Aims: Our goal is to investigate and understand the physical processes behind the variability associated with the NIR flaring emission from Sgr A*.
Methods: The observations have been carried out using the NACO adaptive optics (AO) instrument at the European Southern Observatory's Very Large Telescope and CIAO NIR camera on the Subaru telescope (13 june 2004; 30 july 2005; 1 june 2006; 15 may 2007; 17 may 2007 and 28 may 2008). We used a model of synchrotron emission from relativistic electrons in the inner parts of an accretion disk. The relativistic simulations have been carried out using the Karas-Yaqoob (KY) ray-tracing code.

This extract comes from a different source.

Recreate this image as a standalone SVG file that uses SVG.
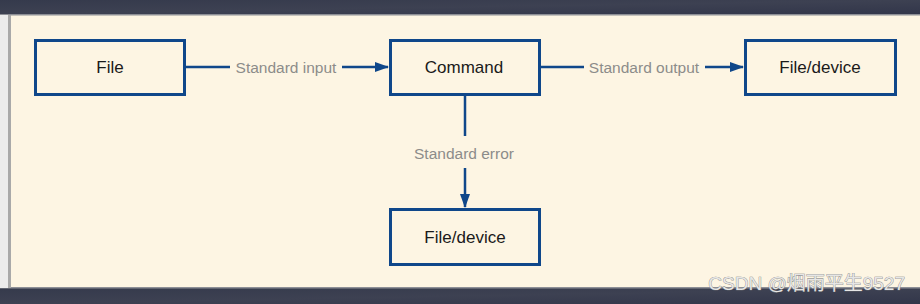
<svg xmlns="http://www.w3.org/2000/svg" width="920" height="304" viewBox="0 0 920 304">
<defs>
<style>
.box{fill:none;stroke:#0f478a;stroke-width:3}
.lbl{font-family:"Liberation Sans",Arial,sans-serif;font-size:17px;fill:#1a1a1a;text-anchor:middle}
.edge{font-family:"Liberation Sans",Arial,sans-serif;font-size:15.5px;fill:#8c8c8a;text-anchor:middle}
.ln{stroke:#0f478a;stroke-width:2.5;fill:none}
</style>
<marker id="arr" markerWidth="14" markerHeight="10" refX="13" refY="5" orient="auto" markerUnits="userSpaceOnUse" viewBox="0 0 14 10">
<path d="M0,0 L14,5 L0,10 Z" fill="#0f478a"/>
</marker>
<linearGradient id="dark" x1="0" y1="0" x2="1" y2="1">
<stop offset="0" stop-color="#353a4c"/>
<stop offset="0.5" stop-color="#3d4152"/>
<stop offset="1" stop-color="#32364a"/>
</linearGradient>
</defs>
<rect x="0" y="0" width="920" height="304" fill="#fdf5e3"/>
<rect x="0" y="0" width="920" height="14" fill="url(#dark)"/>
<rect x="0" y="14" width="920" height="1.5" fill="#8d8f96"/>
<rect x="0" y="288" width="920" height="16" fill="url(#dark)"/>
<rect x="0" y="287" width="920" height="1.5" fill="#8d8f96"/>
<rect x="0" y="15" width="8" height="273" fill="#ececec"/>
<rect x="8" y="15" width="3" height="273" fill="#a9a9a9"/>

<g id="connectors">
<line class="ln" x1="185" y1="67" x2="230" y2="67"/>
<line class="ln" x1="342" y1="67" x2="388" y2="67" marker-end="url(#arr)"/>
<text class="edge" x="286" y="72.5">Standard input</text>
<line class="ln" x1="541" y1="67" x2="584" y2="67"/>
<line class="ln" x1="705" y1="67" x2="743" y2="67" marker-end="url(#arr)"/>
<text class="edge" x="644" y="72.5">Standard output</text>
<line class="ln" x1="465" y1="95" x2="465" y2="136"/>
<line class="ln" x1="465" y1="168" x2="465" y2="207" marker-end="url(#arr)"/>
<text class="edge" x="464" y="158.5">Standard error</text>
</g>

<g id="file">
<rect class="box" x="35.5" y="40.5" width="149" height="54"/>
<text class="lbl" x="110" y="73">File</text>
</g>
<g id="command">
<rect class="box" x="390.5" y="40.5" width="149" height="54"/>
<text class="lbl" x="464" y="73">Command</text>
</g>
<g id="file-device-out">
<rect class="box" x="745.5" y="40.5" width="150" height="54"/>
<text class="lbl" x="820" y="73">File/device</text>
</g>
<g id="file-device-err">
<rect class="box" x="390.5" y="209.5" width="149" height="55"/>
<text class="lbl" x="465" y="243">File/device</text>
</g>

<text x="905" y="290" text-anchor="end" font-family="'Liberation Sans','Noto Sans CJK SC',sans-serif" font-size="19" fill="#e6e6e6" stroke="#7a7a7a" stroke-width="0.7" paint-order="stroke">CSDN @烟雨平生9527</text>
</svg>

Results: We probe the existence of a correlation between the modulations of the observed flux density light curves and changes in polarimetric data. Furthermore, we confirm that the same correlation is also predicted by the hot spot model. Correlations between intensity and polarimetric parameters of the observed light curves as well as a comparison of predicted and observed light curve features through a pattern recognition algorithm result in the detection of a signature of orbiting matter under the influence of strong gravity. This pattern is detected statistically significant against randomly polarized red noise. Expected results from future observations of VLT interferometry like GRAVITY experiment are also discussed.

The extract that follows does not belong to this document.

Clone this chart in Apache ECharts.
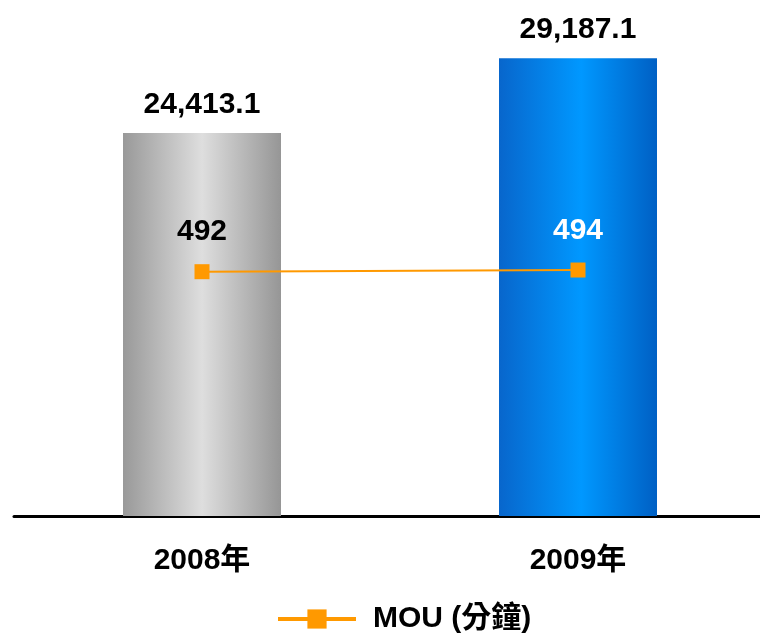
<!DOCTYPE html>
<html>
<head>
<meta charset="utf-8">
<script src="https://cdn.jsdelivr.net/npm/echarts/dist/echarts.min.js"></script>
<style>
  html, body { margin: 0; padding: 0; background: #fff; }
  #chart { width: 760px; height: 636px; }
</style>
</head>
<body>
<div id="chart"></div>
<script>
const years = ['2008年', '2009年']
const subscribers = [24413.1, 29187.1]
const mou = [492, 494]
const mouName = 'MOU (分鐘)'

const font = '"Liberation Sans", Arial, "Noto Sans CJK TC", sans-serif'

const grayFill = new echarts.graphic.LinearGradient(0, 0, 1, 0, [
  { offset: 0, color: '#999999' },
  { offset: 0.5, color: '#dedede' },
  { offset: 1, color: '#969696' }
])
const blueFill = new echarts.graphic.LinearGradient(0, 0, 1, 0, [
  { offset: 0, color: '#0866cc' },
  { offset: 0.52, color: '#0098ff' },
  { offset: 1, color: '#0060c4' }
])
const barFills = [grayFill, blueFill]
const mouLabelColors = ['#000000', '#ffffff']

const fmt = v => v.toLocaleString('en-US', { minimumFractionDigits: 1, maximumFractionDigits: 1 })

const chart = echarts.init(document.getElementById('chart'), null, { renderer: 'canvas' })

chart.setOption({
  animation: false,
  backgroundColor: '#ffffff',
  textStyle: { fontFamily: font },
  grid: { left: 14, width: 752, top: 14, bottom: 120, outerBoundsMode: 'none', containLabel: false },
  legend: {
    data: [mouName],
    left: 271,
    top: 599,
    itemWidth: 78,
    itemHeight: 24,
    lineStyle: { width: 4 },
    textStyle: {
      color: '#000',
      fontSize: 30,
      fontWeight: 'bold',
      fontFamily: font,
      padding: [0, 0, 0, 12]
    }
  },
  xAxis: {
    type: 'category',
    data: years,
    axisTick: { show: false },
    axisLine: { lineStyle: { color: '#000', width: 3 } },
    axisLabel: {
      color: '#000',
      fontSize: 30,
      fontWeight: 'bold',
      fontFamily: font,
      margin: 30
    }
  },
  yAxis: [
    { type: 'value', min: 0, max: 32000, show: false, splitLine: { show: false } },
    { type: 'value', min: 200, max: 800, show: false, splitLine: { show: false } }
  ],
  series: [
    {
      name: 'subscribers',
      type: 'bar',
      barWidth: 158,
      data: subscribers.map((v, i) => ({ value: v, itemStyle: { color: barFills[i] } })),
      label: {
        show: true,
        position: 'top',
        distance: 13,
        color: '#000',
        fontSize: 30,
        fontWeight: 'bold',
        fontFamily: font,
        formatter: p => fmt(p.value)
      }
    },
    {
      name: mouName,
      type: 'line',
      yAxisIndex: 1,
      symbol: 'rect',
      symbolSize: 15,
      color: '#ff9900',
      lineStyle: { color: '#ff9900', width: 2 },
      itemStyle: { color: '#ff9900' },
      data: mou.map((v, i) => ({ value: v, label: { color: mouLabelColors[i] } })),
      label: {
        show: true,
        position: 'top',
        distance: 17,
        fontSize: 30,
        fontWeight: 'bold',
        fontFamily: font
      }
    }
  ]
})
</script>
</body>
</html>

Conclusions: The observed correlations between flux modulations and changes in linear polarization degree and angle can be a sign that the NIR flares have properties that are not expected from purely random red-noise. We find that the geometric shape of the emission region plays a major role in the predictions of the model. From fully relativistic simulations of a spiral shape emitting region, we conclude that the observed swings of the polarization angle during NIR flares support the idea of compact orbiting spots instead of extended patterns. The effects of gravitational shearing, fast synchrotron cooling of the components and confusion from a variable accretion disk have been taken into account. Simulated centroids of NIR images lead us to the conclusion that a clear observation of the position wander of the center of NIR images with future infrared interferometers will prove the existence of orbiting hot spots in the vicinity of our Galactic super-massive black hole.